On the international scene, most of the status quo is also likely to persist. Russia and China were already averse to substantially stronger sanctions, and there is certainly nothing in the new intelligence that will change their minds. The NIE may provide them with new rhetorical ammunition--if there is no weapons program, they say, there is no need for tougher sanctions--but that will not translate into new leverage for their position unless the Europeans independently and substantially alter their approaches, too.

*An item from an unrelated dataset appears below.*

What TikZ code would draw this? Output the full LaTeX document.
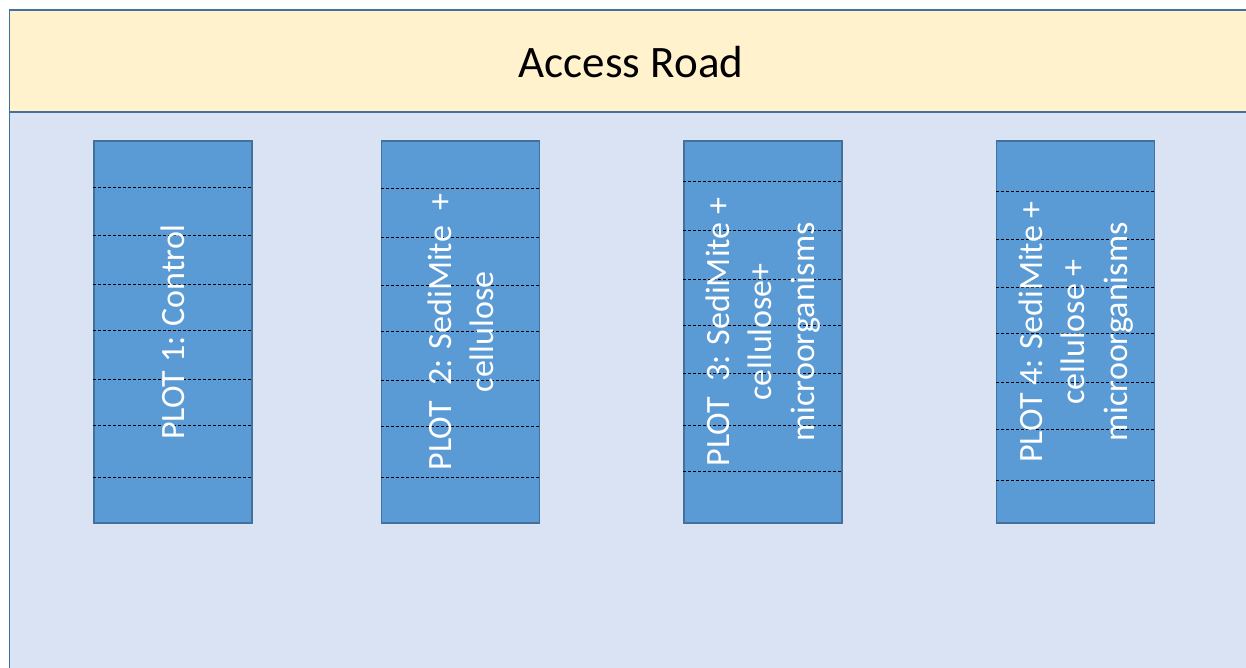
\documentclass[tikz,border=0pt]{standalone}
\usepackage{fontspec}
\setmainfont{Carlito}
\definecolor{roadfill}{HTML}{FFF2CC}
\definecolor{fieldfill}{HTML}{DAE3F3}
\definecolor{plotfill}{HTML}{5B9BD5}
\definecolor{edge}{HTML}{41719C}
\tikzset{
  road/.style={fill=roadfill, draw=edge, line width=1.6pt},
  field/.style={fill=fieldfill, draw=edge, line width=1.2pt},
  plotbox/.style={fill=plotfill, draw=edge, line width=1.4pt, minimum width=158pt, minimum height=382pt, inner sep=0pt},
  plottext/.style={text=white, rotate=90, align=center, font=\fontsize{34}{42.5}\selectfont, inner sep=0pt},
  roadtext/.style={text=black, font=\fontsize{45}{54}\selectfont, inner sep=0pt},
  divider/.style={draw=black, line width=0.9pt, dash pattern=on 3pt off 2pt}
}
\begin{document}
\begin{tikzpicture}[x=1pt,y=-1pt]
\useasboundingbox (0,0) rectangle (1246,667);
\fill[white] (0,0) rectangle (1246,667);
\draw[field] (9.5,112) rectangle (1262,690);
\draw[road] (9.5,10) rectangle (1262,112);
\node[roadtext] (roadlabel) at (631,62) {Access Road};

\node[plotbox] (p1) at (173,332) {};
\node[plotbox] (p2) at (460.7,332) {};
\node[plotbox] (p3) at (763,332) {};
\node[plotbox] (p4) at (1075.7,332) {};

\foreach \y in {187.3,235.7,284,330.3,379,425.3,477}
  \draw[divider] (p1.west |- 0,\y) -- (p1.east |- 0,\y);
\foreach \y in {188.3,237.3,285.7,331.3,380,426.3,477.7}
  \draw[divider] (p2.west |- 0,\y) -- (p2.east |- 0,\y);
\foreach \y in {181.7,230.7,279.3,325,373.3,425.3,471.3}
  \draw[divider] (p3.west |- 0,\y) -- (p3.east |- 0,\y);
\foreach \y in {191,239.3,287.7,333.3,382.7,429.3,480.3}
  \draw[divider] (p4.west |- 0,\y) -- (p4.east |- 0,\y);

\node[plottext] (t1) at (p1.center) {PLOT 1: Control};
\node[plottext] (t2) at (p2.center) {PLOT\ \ 2: SediMite\ \ +\\cellulose};
\node[plottext] (t3) at (p3.center) {PLOT\ \ 3: SediMite +\\cellulose+\\microorganisms};
\node[plottext] (t4) at (p4.center) {PLOT 4: SediMite +\\cellulose +\\microorganisms};
\end{tikzpicture}
\end{document}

Here the changes will be greater than elsewhere, but they will be less than most suppose. Europe, led by France and Britain, has long been focused on Iran’s uranium enrichment program. And unlike its new assessment of Iran’s dedicated military efforts, the NIE findings on the enrichment program are largely unchanged from the past. Iran is still expected to have the ability to make nuclear materials for a weapon some time between 2010 and 2015, and, as a result, the basic European assessment of the threat should remain steady. Its accompanying policy stance, as a result, is unlikely to shift substantially, as recent statements about the need for more sanctions indicates. The NIE will almost certainly have a bigger effect on public attitudes in Europe than it will on strategists’ calculations, but with worries about sanctions leading down a slippery slope to war now less salient, public pressure will have at most a marginal effect on Europeans’ basic approach. On top of that, an acrimonious meeting with the Iranian nuclear negotiator late last week so offended European leaders that the net effect of the past week’s events--that meeting and the new intelligence estimate--may be to harden, rather than soften, the attitude of European diplomats and strategists, at least in Britain and France.
And what of Israel? It appears unmoved. While accepting the American judgment that Iran stopped its program in 2003, Israeli officials have been clear that they believe the program has since been restarted. If, at some point, Israel believes that it must eliminate an existential threat, the lack of American appetite for military action may not be able to fundamentally alter its decisions.